--- START OF Given information ---

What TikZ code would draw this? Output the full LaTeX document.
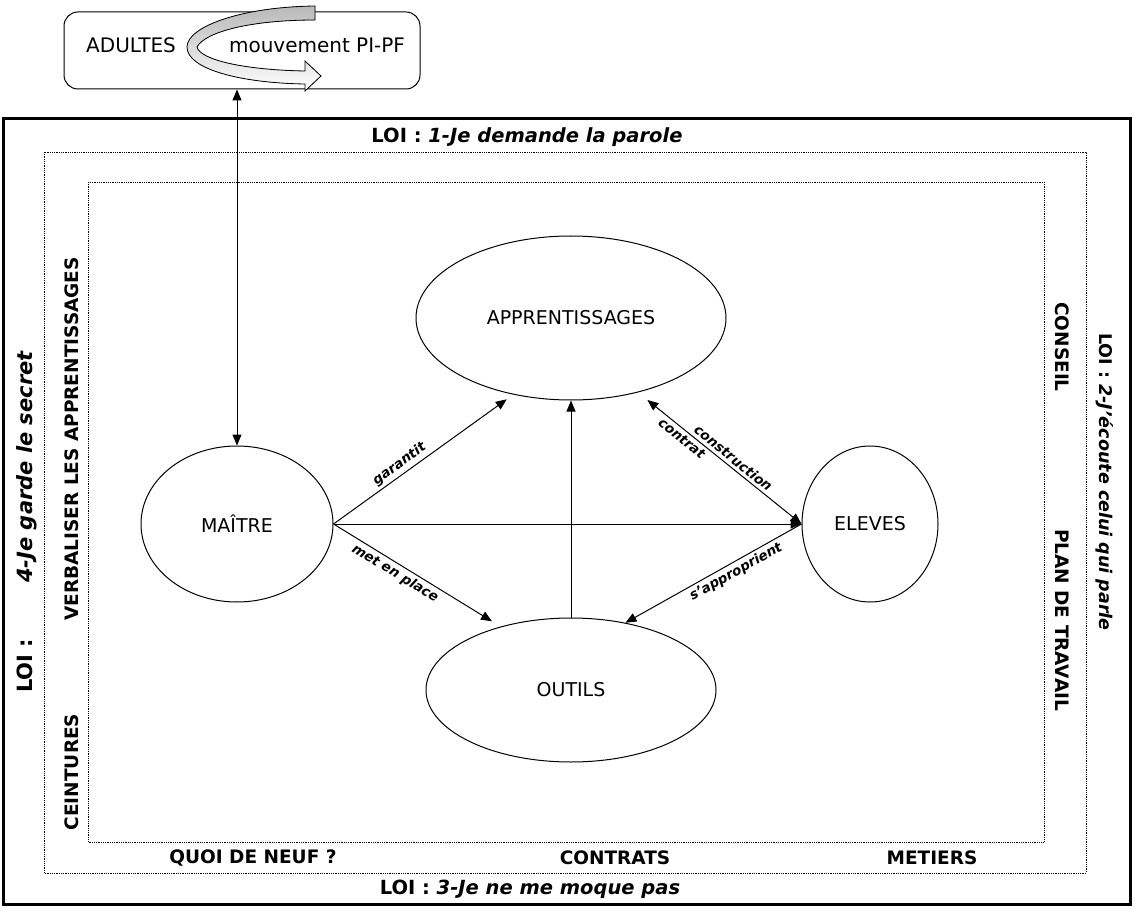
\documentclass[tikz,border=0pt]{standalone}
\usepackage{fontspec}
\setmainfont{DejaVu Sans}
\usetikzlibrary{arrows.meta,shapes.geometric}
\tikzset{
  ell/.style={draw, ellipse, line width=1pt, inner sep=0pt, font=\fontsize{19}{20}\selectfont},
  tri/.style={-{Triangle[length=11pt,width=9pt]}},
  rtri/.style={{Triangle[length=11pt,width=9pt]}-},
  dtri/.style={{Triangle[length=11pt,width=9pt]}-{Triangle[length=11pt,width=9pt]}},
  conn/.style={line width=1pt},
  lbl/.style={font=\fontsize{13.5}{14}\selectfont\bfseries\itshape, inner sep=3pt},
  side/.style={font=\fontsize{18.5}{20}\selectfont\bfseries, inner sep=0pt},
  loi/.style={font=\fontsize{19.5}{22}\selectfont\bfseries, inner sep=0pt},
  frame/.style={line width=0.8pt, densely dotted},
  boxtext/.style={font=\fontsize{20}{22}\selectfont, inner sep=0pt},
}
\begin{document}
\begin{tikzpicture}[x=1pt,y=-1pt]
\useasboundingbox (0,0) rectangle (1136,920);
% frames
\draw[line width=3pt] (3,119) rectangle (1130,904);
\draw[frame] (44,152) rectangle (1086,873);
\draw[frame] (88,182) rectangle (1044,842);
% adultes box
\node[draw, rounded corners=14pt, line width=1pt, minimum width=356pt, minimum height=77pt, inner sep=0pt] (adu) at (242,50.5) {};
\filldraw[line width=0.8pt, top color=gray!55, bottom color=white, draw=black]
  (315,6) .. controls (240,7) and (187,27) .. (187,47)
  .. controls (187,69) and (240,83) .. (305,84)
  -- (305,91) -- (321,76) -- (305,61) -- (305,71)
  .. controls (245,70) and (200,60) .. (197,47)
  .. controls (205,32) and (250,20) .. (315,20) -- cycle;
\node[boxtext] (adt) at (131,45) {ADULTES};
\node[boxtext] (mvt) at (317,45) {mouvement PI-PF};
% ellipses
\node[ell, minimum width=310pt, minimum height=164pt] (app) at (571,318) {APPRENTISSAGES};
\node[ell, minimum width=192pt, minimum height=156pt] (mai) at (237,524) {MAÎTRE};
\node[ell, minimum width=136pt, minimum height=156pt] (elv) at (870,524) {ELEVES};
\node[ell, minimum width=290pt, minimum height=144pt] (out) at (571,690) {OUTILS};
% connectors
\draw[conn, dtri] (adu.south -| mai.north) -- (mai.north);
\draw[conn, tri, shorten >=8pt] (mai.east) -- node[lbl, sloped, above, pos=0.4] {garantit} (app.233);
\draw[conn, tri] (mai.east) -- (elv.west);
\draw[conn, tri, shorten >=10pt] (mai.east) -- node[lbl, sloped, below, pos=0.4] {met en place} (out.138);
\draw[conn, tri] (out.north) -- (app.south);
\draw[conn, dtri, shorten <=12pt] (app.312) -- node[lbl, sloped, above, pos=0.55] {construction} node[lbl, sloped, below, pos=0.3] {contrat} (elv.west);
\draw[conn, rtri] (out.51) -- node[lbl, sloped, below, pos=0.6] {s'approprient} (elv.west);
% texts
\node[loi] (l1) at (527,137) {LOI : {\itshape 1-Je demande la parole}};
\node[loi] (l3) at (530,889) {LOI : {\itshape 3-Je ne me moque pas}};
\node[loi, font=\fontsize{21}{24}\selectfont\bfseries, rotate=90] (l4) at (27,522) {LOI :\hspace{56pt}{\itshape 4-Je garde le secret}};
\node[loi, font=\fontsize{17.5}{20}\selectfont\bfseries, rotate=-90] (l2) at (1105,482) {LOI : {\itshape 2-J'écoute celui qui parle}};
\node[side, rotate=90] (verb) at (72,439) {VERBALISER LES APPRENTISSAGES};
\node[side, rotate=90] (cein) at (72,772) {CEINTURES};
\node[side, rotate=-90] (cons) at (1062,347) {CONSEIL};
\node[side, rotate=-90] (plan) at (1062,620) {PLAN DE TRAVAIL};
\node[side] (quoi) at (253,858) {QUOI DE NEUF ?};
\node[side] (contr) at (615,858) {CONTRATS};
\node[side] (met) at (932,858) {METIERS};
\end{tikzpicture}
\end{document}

--- END OF Given information ---

Exercise
Repeat the listing verbatim. Skip the pictures.

Output for this exercise
What TikZ code would draw this? Output the full LaTeX document.
\documentclass[tikz,border=0pt]{standalone}
\usepackage{fontspec}
\setmainfont{DejaVu Sans}
\usetikzlibrary{arrows.meta,shapes.geometric}
\tikzset{
  ell/.style={draw, ellipse, line width=1pt, inner sep=0pt, font=\fontsize{19}{20}\selectfont},
  tri/.style={-{Triangle[length=11pt,width=9pt]}},
  rtri/.style={{Triangle[length=11pt,width=9pt]}-},
  dtri/.style={{Triangle[length=11pt,width=9pt]}-{Triangle[length=11pt,width=9pt]}},
  conn/.style={line width=1pt},
  lbl/.style={font=\fontsize{13.5}{14}\selectfont\bfseries\itshape, inner sep=3pt},
  side/.style={font=\fontsize{18.5}{20}\selectfont\bfseries, inner sep=0pt},
  loi/.style={font=\fontsize{19.5}{22}\selectfont\bfseries, inner sep=0pt},
  frame/.style={line width=0.8pt, densely dotted},
  boxtext/.style={font=\fontsize{20}{22}\selectfont, inner sep=0pt},
}
\begin{document}
\begin{tikzpicture}[x=1pt,y=-1pt]
\useasboundingbox (0,0) rectangle (1136,920);
% frames
\draw[line width=3pt] (3,119) rectangle (1130,904);
\draw[frame] (44,152) rectangle (1086,873);
\draw[frame] (88,182) rectangle (1044,842);
% adultes box
\node[draw, rounded corners=14pt, line width=1pt, minimum width=356pt, minimum height=77pt, inner sep=0pt] (adu) at (242,50.5) {};
\filldraw[line width=0.8pt, top color=gray!55, bottom color=white, draw=black]
  (315,6) .. controls (240,7) and (187,27) .. (187,47)
  .. controls (187,69) and (240,83) .. (305,84)
  -- (305,91) -- (321,76) -- (305,61) -- (305,71)
  .. controls (245,70) and (200,60) .. (197,47)
  .. controls (205,32) and (250,20) .. (315,20) -- cycle;
\node[boxtext] (adt) at (131,45) {ADULTES};
\node[boxtext] (mvt) at (317,45) {mouvement PI-PF};
% ellipses
\node[ell, minimum width=310pt, minimum height=164pt] (app) at (571,318) {APPRENTISSAGES};
\node[ell, minimum width=192pt, minimum height=156pt] (mai) at (237,524) {MAÎTRE};
\node[ell, minimum width=136pt, minimum height=156pt] (elv) at (870,524) {ELEVES};
\node[ell, minimum width=290pt, minimum height=144pt] (out) at (571,690) {OUTILS};
% connectors
\draw[conn, dtri] (adu.south -| mai.north) -- (mai.north);
\draw[conn, tri, shorten >=8pt] (mai.east) -- node[lbl, sloped, above, pos=0.4] {garantit} (app.233);
\draw[conn, tri] (mai.east) -- (elv.west);
\draw[conn, tri, shorten >=10pt] (mai.east) -- node[lbl, sloped, below, pos=0.4] {met en place} (out.138);
\draw[conn, tri] (out.north) -- (app.south);
\draw[conn, dtri, shorten <=12pt] (app.312) -- node[lbl, sloped, above, pos=0.55] {construction} node[lbl, sloped, below, pos=0.3] {contrat} (elv.west);
\draw[conn, rtri] (out.51) -- node[lbl, sloped, below, pos=0.6] {s'approprient} (elv.west);
% texts
\node[loi] (l1) at (527,137) {LOI : {\itshape 1-Je demande la parole}};
\node[loi] (l3) at (530,889) {LOI : {\itshape 3-Je ne me moque pas}};
\node[loi, font=\fontsize{21}{24}\selectfont\bfseries, rotate=90] (l4) at (27,522) {LOI :\hspace{56pt}{\itshape 4-Je garde le secret}};
\node[loi, font=\fontsize{17.5}{20}\selectfont\bfseries, rotate=-90] (l2) at (1105,482) {LOI : {\itshape 2-J'écoute celui qui parle}};
\node[side, rotate=90] (verb) at (72,439) {VERBALISER LES APPRENTISSAGES};
\node[side, rotate=90] (cein) at (72,772) {CEINTURES};
\node[side, rotate=-90] (cons) at (1062,347) {CONSEIL};
\node[side, rotate=-90] (plan) at (1062,620) {PLAN DE TRAVAIL};
\node[side] (quoi) at (253,858) {QUOI DE NEUF ?};
\node[side] (contr) at (615,858) {CONTRATS};
\node[side] (met) at (932,858) {METIERS};
\end{tikzpicture}
\end{document}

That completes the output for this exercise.